== Data provided
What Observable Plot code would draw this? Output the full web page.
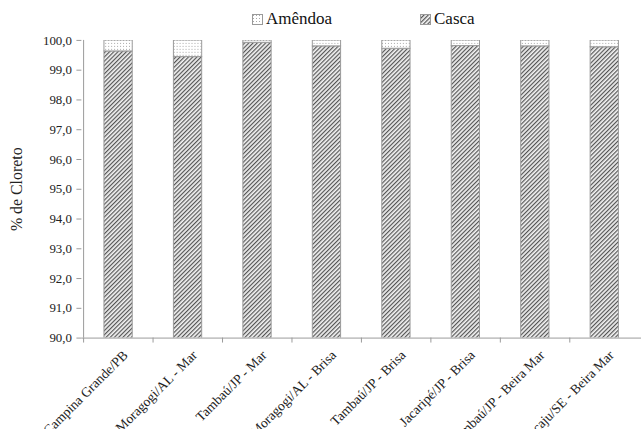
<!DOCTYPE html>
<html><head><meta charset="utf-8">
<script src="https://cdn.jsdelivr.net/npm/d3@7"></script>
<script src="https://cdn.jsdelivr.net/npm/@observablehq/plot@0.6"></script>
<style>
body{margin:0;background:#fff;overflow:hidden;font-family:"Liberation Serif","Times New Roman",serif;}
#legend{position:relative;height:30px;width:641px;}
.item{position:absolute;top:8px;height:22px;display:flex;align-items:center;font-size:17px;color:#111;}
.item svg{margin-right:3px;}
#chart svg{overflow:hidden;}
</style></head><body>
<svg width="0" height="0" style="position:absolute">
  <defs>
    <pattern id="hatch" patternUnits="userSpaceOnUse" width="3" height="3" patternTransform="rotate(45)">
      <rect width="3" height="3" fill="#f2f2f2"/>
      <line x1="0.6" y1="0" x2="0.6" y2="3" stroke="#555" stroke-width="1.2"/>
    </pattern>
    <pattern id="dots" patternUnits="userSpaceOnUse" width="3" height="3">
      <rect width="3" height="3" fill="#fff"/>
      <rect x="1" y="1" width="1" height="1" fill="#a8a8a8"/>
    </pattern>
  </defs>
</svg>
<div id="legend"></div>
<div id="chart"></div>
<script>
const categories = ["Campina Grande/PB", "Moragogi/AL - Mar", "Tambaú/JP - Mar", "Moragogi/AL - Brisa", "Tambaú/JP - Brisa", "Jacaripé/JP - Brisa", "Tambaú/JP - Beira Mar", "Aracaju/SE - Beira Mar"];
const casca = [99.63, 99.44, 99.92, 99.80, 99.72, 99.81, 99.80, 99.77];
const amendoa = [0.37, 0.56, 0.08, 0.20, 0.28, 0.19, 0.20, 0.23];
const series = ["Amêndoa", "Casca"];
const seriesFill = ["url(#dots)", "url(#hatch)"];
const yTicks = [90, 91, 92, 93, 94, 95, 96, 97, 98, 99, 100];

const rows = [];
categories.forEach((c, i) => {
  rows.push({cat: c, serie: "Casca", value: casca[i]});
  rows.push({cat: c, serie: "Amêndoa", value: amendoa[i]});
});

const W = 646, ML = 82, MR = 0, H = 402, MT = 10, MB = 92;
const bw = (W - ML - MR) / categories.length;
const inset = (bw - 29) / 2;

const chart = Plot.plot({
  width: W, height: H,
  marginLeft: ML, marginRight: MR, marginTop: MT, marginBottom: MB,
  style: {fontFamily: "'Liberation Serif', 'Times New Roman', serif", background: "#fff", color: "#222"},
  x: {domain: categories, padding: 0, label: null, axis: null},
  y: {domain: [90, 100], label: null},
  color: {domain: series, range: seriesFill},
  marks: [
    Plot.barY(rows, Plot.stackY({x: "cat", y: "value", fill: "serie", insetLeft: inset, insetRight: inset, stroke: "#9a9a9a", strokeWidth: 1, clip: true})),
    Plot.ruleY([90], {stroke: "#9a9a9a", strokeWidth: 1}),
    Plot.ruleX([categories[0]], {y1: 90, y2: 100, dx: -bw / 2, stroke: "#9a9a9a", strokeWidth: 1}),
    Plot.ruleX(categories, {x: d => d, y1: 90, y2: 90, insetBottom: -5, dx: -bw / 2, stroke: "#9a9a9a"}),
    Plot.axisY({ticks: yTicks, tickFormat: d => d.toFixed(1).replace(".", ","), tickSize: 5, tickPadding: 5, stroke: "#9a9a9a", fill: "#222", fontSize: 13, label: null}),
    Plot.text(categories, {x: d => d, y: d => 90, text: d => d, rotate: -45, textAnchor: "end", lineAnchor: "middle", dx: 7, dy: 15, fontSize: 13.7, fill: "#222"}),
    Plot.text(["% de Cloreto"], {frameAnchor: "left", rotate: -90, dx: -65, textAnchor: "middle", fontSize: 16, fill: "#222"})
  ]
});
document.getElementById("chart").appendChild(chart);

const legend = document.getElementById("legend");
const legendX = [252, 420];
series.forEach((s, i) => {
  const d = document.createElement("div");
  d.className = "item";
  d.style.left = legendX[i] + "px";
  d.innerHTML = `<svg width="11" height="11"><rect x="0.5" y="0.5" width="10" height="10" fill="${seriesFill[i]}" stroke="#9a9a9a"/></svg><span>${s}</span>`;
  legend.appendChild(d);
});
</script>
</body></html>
====
Exercise instructions →
Every line is to be duplicated exactly, though pictures stay out.

Problem solution →
What Observable Plot code would draw this? Output the full web page.
<!DOCTYPE html>
<html><head><meta charset="utf-8">
<script src="https://cdn.jsdelivr.net/npm/d3@7"></script>
<script src="https://cdn.jsdelivr.net/npm/@observablehq/plot@0.6"></script>
<style>
body{margin:0;background:#fff;overflow:hidden;font-family:"Liberation Serif","Times New Roman",serif;}
#legend{position:relative;height:30px;width:641px;}
.item{position:absolute;top:8px;height:22px;display:flex;align-items:center;font-size:17px;color:#111;}
.item svg{margin-right:3px;}
#chart svg{overflow:hidden;}
</style></head><body>
<svg width="0" height="0" style="position:absolute">
  <defs>
    <pattern id="hatch" patternUnits="userSpaceOnUse" width="3" height="3" patternTransform="rotate(45)">
      <rect width="3" height="3" fill="#f2f2f2"/>
      <line x1="0.6" y1="0" x2="0.6" y2="3" stroke="#555" stroke-width="1.2"/>
    </pattern>
    <pattern id="dots" patternUnits="userSpaceOnUse" width="3" height="3">
      <rect width="3" height="3" fill="#fff"/>
      <rect x="1" y="1" width="1" height="1" fill="#a8a8a8"/>
    </pattern>
  </defs>
</svg>
<div id="legend"></div>
<div id="chart"></div>
<script>
const categories = ["Campina Grande/PB", "Moragogi/AL - Mar", "Tambaú/JP - Mar", "Moragogi/AL - Brisa", "Tambaú/JP - Brisa", "Jacaripé/JP - Brisa", "Tambaú/JP - Beira Mar", "Aracaju/SE - Beira Mar"];
const casca = [99.63, 99.44, 99.92, 99.80, 99.72, 99.81, 99.80, 99.77];
const amendoa = [0.37, 0.56, 0.08, 0.20, 0.28, 0.19, 0.20, 0.23];
const series = ["Amêndoa", "Casca"];
const seriesFill = ["url(#dots)", "url(#hatch)"];
const yTicks = [90, 91, 92, 93, 94, 95, 96, 97, 98, 99, 100];

const rows = [];
categories.forEach((c, i) => {
  rows.push({cat: c, serie: "Casca", value: casca[i]});
  rows.push({cat: c, serie: "Amêndoa", value: amendoa[i]});
});

const W = 646, ML = 82, MR = 0, H = 402, MT = 10, MB = 92;
const bw = (W - ML - MR) / categories.length;
const inset = (bw - 29) / 2;

const chart = Plot.plot({
  width: W, height: H,
  marginLeft: ML, marginRight: MR, marginTop: MT, marginBottom: MB,
  style: {fontFamily: "'Liberation Serif', 'Times New Roman', serif", background: "#fff", color: "#222"},
  x: {domain: categories, padding: 0, label: null, axis: null},
  y: {domain: [90, 100], label: null},
  color: {domain: series, range: seriesFill},
  marks: [
    Plot.barY(rows, Plot.stackY({x: "cat", y: "value", fill: "serie", insetLeft: inset, insetRight: inset, stroke: "#9a9a9a", strokeWidth: 1, clip: true})),
    Plot.ruleY([90], {stroke: "#9a9a9a", strokeWidth: 1}),
    Plot.ruleX([categories[0]], {y1: 90, y2: 100, dx: -bw / 2, stroke: "#9a9a9a", strokeWidth: 1}),
    Plot.ruleX(categories, {x: d => d, y1: 90, y2: 90, insetBottom: -5, dx: -bw / 2, stroke: "#9a9a9a"}),
    Plot.axisY({ticks: yTicks, tickFormat: d => d.toFixed(1).replace(".", ","), tickSize: 5, tickPadding: 5, stroke: "#9a9a9a", fill: "#222", fontSize: 13, label: null}),
    Plot.text(categories, {x: d => d, y: d => 90, text: d => d, rotate: -45, textAnchor: "end", lineAnchor: "middle", dx: 7, dy: 15, fontSize: 13.7, fill: "#222"}),
    Plot.text(["% de Cloreto"], {frameAnchor: "left", rotate: -90, dx: -65, textAnchor: "middle", fontSize: 16, fill: "#222"})
  ]
});
document.getElementById("chart").appendChild(chart);

const legend = document.getElementById("legend");
const legendX = [252, 420];
series.forEach((s, i) => {
  const d = document.createElement("div");
  d.className = "item";
  d.style.left = legendX[i] + "px";
  d.innerHTML = `<svg width="11" height="11"><rect x="0.5" y="0.5" width="10" height="10" fill="${seriesFill[i]}" stroke="#9a9a9a"/></svg><span>${s}</span>`;
  legend.appendChild(d);
});
</script>
</body></html>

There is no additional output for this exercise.